Expanded by Popular Demand...
Okay, this is my last post about the Best Picture announcement, but since so many of you clicked over to my speculative chart for 1999-2008, and since I seem to be nearly alone in feeling pretty sanguine and optimistic about the promised change, I have now made it a speculative chart for 1987-2008. Yes, every once in a while, something ghastly potentially happens (à la Legends of the Fall or Good Morning, Vietnam) but just as often something awesome potentially happens (à la Hoop Dreams and Au revoir, les enfants in the same years).The real story here, though, are the lists of what still doesn't qualify, even in a double-capacity race. It's hardly the case that a ten-wide field opens the door for "every" movie with critical raves, Globes or SAG support, ardent followings, Oscar-friendly nobility, pop-phenom status, big studio pushes, unembarrassing box-office windfalls, or middlebrow "sleeper" support automatically qualify. It's a really exciting toss-up in years like 1987-1989, and weird anomalies still occur. For instance, even the expanded list in 1996 maintains, I think, a bizarrely anti-studio line-up, and plenty of "lone director" nominees survive: Egoyan, Scorsese, probably Hallström and Kieślowski...

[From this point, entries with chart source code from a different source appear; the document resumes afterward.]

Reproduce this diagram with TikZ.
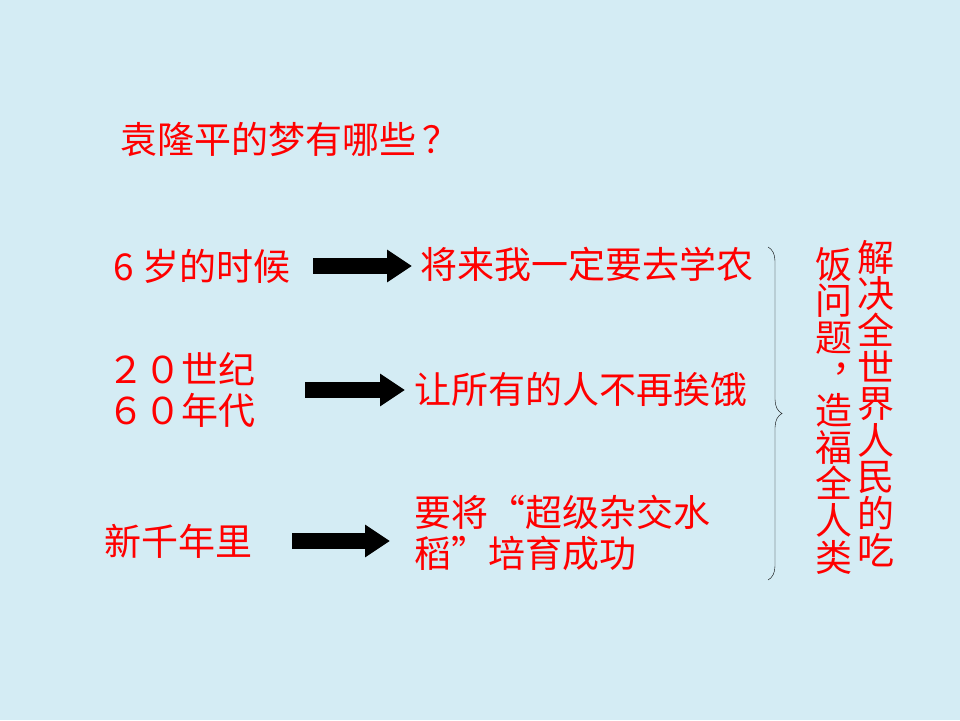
\documentclass[tikz,border=0pt]{standalone}
\usepackage{fontspec}
\usepackage{xcolor}
\usepackage{tikz}
\usetikzlibrary{arrows.meta,decorations.pathreplacing}
\newfontfamily\cjk{Noto Sans CJK SC}
\definecolor{slidebg}{RGB}{212,236,244}

\begin{document}
\begin{tikzpicture}[
  x=1pt, y=-1pt,
  font=\cjk\fontsize{37}{41}\selectfont,
  txt/.style={text=red, inner sep=0pt, anchor=west, align=left},
  col/.style={text=red, inner sep=0pt, anchor=north, align=center, font=\cjk\fontsize{37}{36.6}\selectfont},
  arr/.style={-{Triangle[length=25pt,width=31pt]}, line width=16pt},
  brc/.style={decorate, decoration={brace, amplitude=14pt}, thin}]
\fill[slidebg] (0,0) rectangle (960,720);
\useasboundingbox (0,0) rectangle (960,720);
\node[txt] (q) at (120,139) {袁隆平的梦有哪些\hspace{6pt}？};
% left column
\node[txt] (six) at (113,266) {6 岁的时候};
\node[txt] (era) at (107,390) {２０世纪\\６０年代};
\node[txt] (mill) at (104,541) {新千年里};
% dreams
\node[txt] (jiang) at (420,264) {将来我一定要去学农};
\node[txt] (rang) at (414,389) {让所有的人不再挨饿};
\node[txt] (rice) at (414,533) {要将“超级杂交水\\稻”培育成功};
\foreach \a/\b/\s/\e in {six/jiang/23/8, era/rang/50/9, mill/rice/40/24}
  \draw[arr, shorten <=\s pt, shorten >=\e pt] (\a.east) -- (\a.east -| \b.west);
% brace and vertical text
\coordinate (btop) at (768,247);
\coordinate (bbot) at (768,580);
\draw[brc] (btop) -- (bbot);
\node[col] (goal1) at (876,240) {解\\决\\全\\世\\界\\人\\民\\的\\吃};
\node[col] (goal2) at (834,247) {饭\\问\\题\\\makebox[37pt][l]{\hspace*{17pt}\smash{\raisebox{17pt}{，}}}\\造\\福\\全\\人\\类};
\end{tikzpicture}
\end{document}
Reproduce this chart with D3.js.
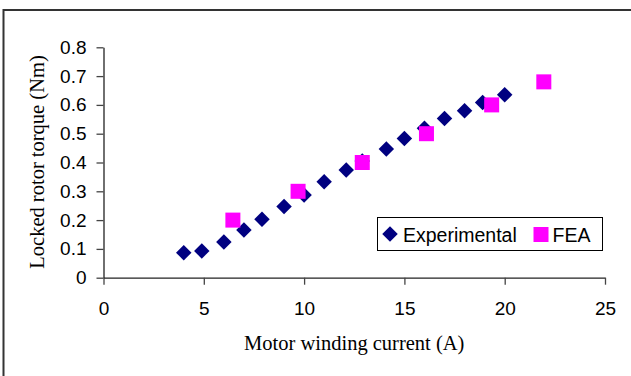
<!DOCTYPE html>
<html>
<head>
<meta charset="utf-8">
<script src="https://cdn.jsdelivr.net/npm/d3@7"></script>
<style>
  html, body { margin: 0; padding: 0; background: #fff; }
  svg { display: block; }
</style>
</head>
<body>
<svg id="chart" width="631" height="376"></svg>
<script>
// Locked rotor torque vs. winding current: measured values and FEA predictions
const experimentalCurrent = [4, 4.9, 6, 7, 7.9, 9, 10, 11, 12.1, 12.9, 14.1, 15, 16, 17, 18, 18.9, 20];
const experimentalTorque  = [0.087, 0.093, 0.124, 0.166, 0.203, 0.247, 0.287, 0.333, 0.374, 0.405, 0.447, 0.483, 0.519, 0.553, 0.58, 0.608, 0.635];
const feaCurrent = [6.45, 9.7, 12.9, 16.1, 19.35, 21.95];
const feaTorque  = [0.2, 0.3, 0.4, 0.5, 0.6, 0.68];
const xTicks = [0, 5, 10, 15, 20, 25];
const yTicks = [0, 0.1, 0.2, 0.3, 0.4, 0.5, 0.6, 0.7, 0.8];
const seriesNames = ["Experimental", "FEA"];

const svg = d3.select("#chart");
const sansFont = "'Liberation Sans', Arial, sans-serif";
const serifFont = "'Liberation Serif', 'Times New Roman', serif";

// outer frame (right/bottom edges run off the canvas)
svg.append("rect")
  .attr("x", 3.5).attr("y", 10)
  .attr("width", 640).attr("height", 400)
  .attr("fill", "none").attr("stroke", "#333").attr("stroke-width", 2);

const plot = { left: 103.5, right: 605, top: 47.3, bottom: 277.7 };

const x = d3.scaleLinear().domain([0, 25]).range([plot.left, plot.right]);
const y = d3.scaleLinear().domain([0, 0.8]).range([plot.bottom, plot.top]);

const yFmt = d => d === 0 ? "0" : d3.format(".1f")(d);

// x axis
const gx = svg.append("g")
  .attr("transform", `translate(0,${plot.bottom})`)
  .call(d3.axisBottom(x).tickValues(xTicks).tickSize(7).tickPadding(17).tickSizeOuter(0));
// y axis
const gy = svg.append("g")
  .attr("transform", `translate(${plot.left},0)`)
  .call(d3.axisLeft(y).tickValues(yTicks).tickFormat(yFmt).tickSize(7).tickPadding(10).tickSizeOuter(0));

[gx, gy].forEach(g => {
  g.select(".domain").attr("stroke", "#222").attr("stroke-width", 1.3);
  g.selectAll(".tick line").attr("stroke", "#444").attr("stroke-width", 1.3);
  g.selectAll(".tick text")
    .attr("font-family", sansFont).attr("font-size", 19).attr("fill", "#000");
});

// axis titles
svg.append("text")
  .attr("x", (plot.left + plot.right) / 2 + 0).attr("y", 350)
  .attr("text-anchor", "middle")
  .attr("font-family", serifFont).attr("font-size", 20.5).attr("fill", "#000")
  .text("Motor winding current (A)");

svg.append("text")
  .attr("transform", `translate(44,162) rotate(-90)`)
  .attr("text-anchor", "middle")
  .attr("font-family", serifFont).attr("font-size", 20.5).attr("fill", "#000")
  .text("Locked rotor torque (Nm)");

const navy = "#000080", magenta = "#ff00ff";
const diamond = d3.symbol().type(d3.symbolSquare).size(120);

// experimental points (diamonds)
svg.append("g").selectAll("path")
  .data(d3.zip(experimentalCurrent, experimentalTorque))
  .join("path")
  .attr("d", diamond)
  .attr("transform", d => `translate(${x(d[0])},${y(d[1])}) rotate(45)`)
  .attr("fill", navy);

// FEA points (squares)
const sq = 15;
svg.append("g").selectAll("rect")
  .data(d3.zip(feaCurrent, feaTorque))
  .join("rect")
  .attr("x", d => x(d[0]) - sq / 2)
  .attr("y", d => y(d[1]) - sq / 2)
  .attr("width", sq).attr("height", sq)
  .attr("fill", magenta);

// legend
const lg = svg.append("g");
lg.append("rect")
  .attr("x", 377.5).attr("y", 217.5).attr("width", 225).attr("height", 33)
  .attr("fill", "#fff").attr("stroke", "#000").attr("stroke-width", 1);
lg.append("path")
  .attr("d", diamond)
  .attr("transform", "translate(390,234) rotate(45)")
  .attr("fill", navy);
lg.append("text")
  .attr("x", 403).attr("y", 241.5)
  .attr("font-family", sansFont).attr("font-size", 19.5).attr("fill", "#000")
  .text(seriesNames[0]);
lg.append("rect")
  .attr("x", 533.5).attr("y", 227).attr("width", sq).attr("height", sq)
  .attr("fill", magenta);
lg.append("text")
  .attr("x", 552.5).attr("y", 241.5)
  .attr("font-family", sansFont).attr("font-size", 19.5).attr("fill", "#000")
  .text(seriesNames[1]);
</script>
</body>
</html>
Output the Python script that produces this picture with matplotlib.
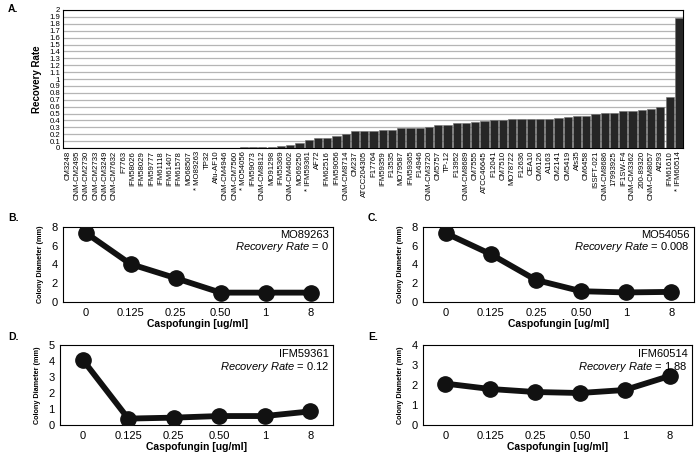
import matplotlib
matplotlib.use("Agg")
import matplotlib.pyplot as plt
import numpy as np

plt.rcParams['font.family'] = ['Liberation Sans', 'DejaVu Sans']
plt.rcParams['mathtext.fontset'] = 'custom'
plt.rcParams['mathtext.rm'] = 'Liberation Sans'
plt.rcParams['mathtext.it'] = 'Liberation Sans:italic'

# ---- Panel A data ----
strains = ["CM3248", "CNM-CM2495", "CNM-CM2730", "CNM-CM2733", "CNM-CM3249", "CNM-CM7632",
           "F7763", "IFM58026", "IFM58029", "IFM59777", "IFM61118", "IFM61407", "IFM61578",
           "MO68507", "* MO89263", "TP32", "Afu-AF10", "CNM-CM4946", "CNM-CM7560",
           "* MO54056", "IFM59073", "CNM-CM8812", "MO91298", "IFM55369", "CNM-CM4602",
           "MO69250", "* IFM59361", "AF72", "IFM62516", "IFM59056", "CNM-CM8714", "CM237",
           "ATCC204305", "F17764", "IFM59359", "F13535", "MO79587", "IFM59365", "F14946",
           "CNM-CM3720", "CM5757", "TP-12", "F13952", "CNM-CM8689", "CM7555", "ATCC46645",
           "F12041", "CM7510", "MO78722", "F12636", "CEA10", "CM6126", "A1163", "CM2141",
           "CM5419", "Afs35", "CM6458", "ISSFT-021", "CNM-CM8686", "17993925", "IF1SW-F4",
           "CNM-CM3362", "200-89320", "CNM-CM8057", "Af293", "IFM61610", "* IFM60514"]
recovery = [0, 0, 0, 0, 0, 0, 0, 0, 0, 0, 0, 0, 0, 0, 0, 0,
            0.005, 0.006, 0.007, 0.008, 0.009, 0.009, 0.01, 0.03, 0.04, 0.07, 0.12,
            0.14, 0.145, 0.17, 0.21, 0.24, 0.25, 0.25, 0.255, 0.26, 0.285, 0.285, 0.29,
            0.30, 0.34, 0.34, 0.36, 0.36, 0.38, 0.39, 0.41, 0.41, 0.415, 0.415, 0.425,
            0.425, 0.425, 0.435, 0.45, 0.46, 0.47, 0.49, 0.51, 0.51, 0.53, 0.53, 0.55,
            0.56, 0.59, 0.74, 1.88]

# ---- Panels B-E data ----
conc_labels = ["0", "0.125", "0.25", "0.50", "1", "8"]
diam_B = [7.4, 4.05, 2.55, 1.0, 1.0, 1.0]
diam_C = [7.35, 5.1, 2.35, 1.15, 1.02, 1.08]
diam_D = [4.08, 0.40, 0.46, 0.56, 0.56, 0.85]
diam_E = [2.07, 1.8, 1.65, 1.6, 1.75, 2.45]

W, H = 696, 454
fig = plt.figure(figsize=(W / 100, H / 100), dpi=100)


def ax_px(l, t, r, b):
    return fig.add_axes([l / W, 1 - b / H, (r - l) / W, (b - t) / H])


# ---- Panel A ----
axA = ax_px(63, 10, 683, 148)
x = np.arange(len(strains))
axA.bar(x, recovery, width=0.88, color='#262626', edgecolor='#707070', linewidth=0.4, zorder=3)
axA.set_ylim(0, 2)
axA.set_xlim(-0.55, len(strains) - 0.55)
yt = np.round(np.arange(0, 2.01, 0.1), 1)
axA.set_yticks(yt)
axA.set_yticklabels([('%g' % v) for v in yt], fontsize=5.6)
axA.yaxis.grid(True, color='#b5b5b5', linewidth=0.9, zorder=0)
axA.set_xticks(x)
axA.set_xticklabels(strains, rotation=90, fontsize=5.6)
axA.tick_params(axis='x', length=0, pad=2)
axA.tick_params(axis='y', length=0, pad=2)
axA.set_ylabel("Recovery Rate", fontsize=7, fontweight='bold', labelpad=5)
for s in axA.spines.values():
    s.set_color('black')
    s.set_linewidth(0.8)

fig.text(8 / W, 1 - 9 / H, "A.", fontsize=7.5, fontweight='bold', va='center')


def line_panel(ax, vals, ymax, yticks, name, rate):
    xi = np.arange(len(vals))
    ax.plot(xi, vals, color='#111111', linewidth=4.2, marker='o', markersize=11,
            markerfacecolor='#111111', markeredgecolor='#111111', zorder=3)
    ax.set_xlim(-0.5, len(vals) - 0.5)
    ax.set_ylim(0, ymax)
    ax.set_yticks(yticks)
    ax.set_yticklabels([str(v) for v in yticks], fontsize=8)
    ax.set_xticks(xi)
    ax.set_xticklabels(conc_labels, fontsize=8)
    ax.tick_params(length=0, pad=4)
    ax.set_xlabel("Caspofungin [ug/ml]", fontsize=7.5, fontweight='bold', labelpad=1)
    ax.set_ylabel("Colony Diameter (mm)", fontsize=5.2, fontweight='bold', labelpad=5)
    for s in ax.spines.values():
        s.set_color('black')
        s.set_linewidth(0.8)
    ax.text(0.985, 0.89, name, transform=ax.transAxes, ha='right', va='center', fontsize=8)
    ax.text(0.985, 0.73, r"$\it{Recovery\ Rate}$ = " + rate, transform=ax.transAxes,
            ha='right', va='center', fontsize=8)


axB = ax_px(63, 227, 333, 302)
line_panel(axB, diam_B, 8, [0, 2, 4, 6, 8], "MO89263", "0")
axC = ax_px(423, 227, 694, 302)
line_panel(axC, diam_C, 8, [0, 2, 4, 6, 8], "MO54056", "0.008")
axD = ax_px(60, 345, 333, 425)
line_panel(axD, diam_D, 5, [0, 1, 2, 3, 4, 5], "IFM59361", "0.12")
axE = ax_px(423, 345, 692, 425)
line_panel(axE, diam_E, 4, [0, 1, 2, 3, 4], "IFM60514", "1.88")

fig.text(8 / W, 1 - 218 / H, "B.", fontsize=7.5, fontweight='bold', va='center')
fig.text(368 / W, 1 - 218 / H, "C.", fontsize=7.5, fontweight='bold', va='center')
fig.text(8 / W, 1 - 337 / H, "D.", fontsize=7.5, fontweight='bold', va='center')
fig.text(368 / W, 1 - 337 / H, "E.", fontsize=7.5, fontweight='bold', va='center')

fig.savefig("out.png", dpi=100)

I can't take this chart any further, since 1987 was as early as I remember following all the critics' awards, ten-best lists, and other buzz as it all transpired. Just a few years further back, and I'd be almost totally tone-deaf to how the PR, the release schedule, and popular word-of-mouth actually played out. Again, I'm sure there's plenty to debate about my cuckoo choices, but I look at these lists and still feel that a Best Picture nomination would "mean" just as much in relation to these ten films as it does in relation to the current lists of five. No loss of horse-race drama for those of us who get off on that. More races where the historical winner might have had a tougher fight, for better or worse. This is going to be great!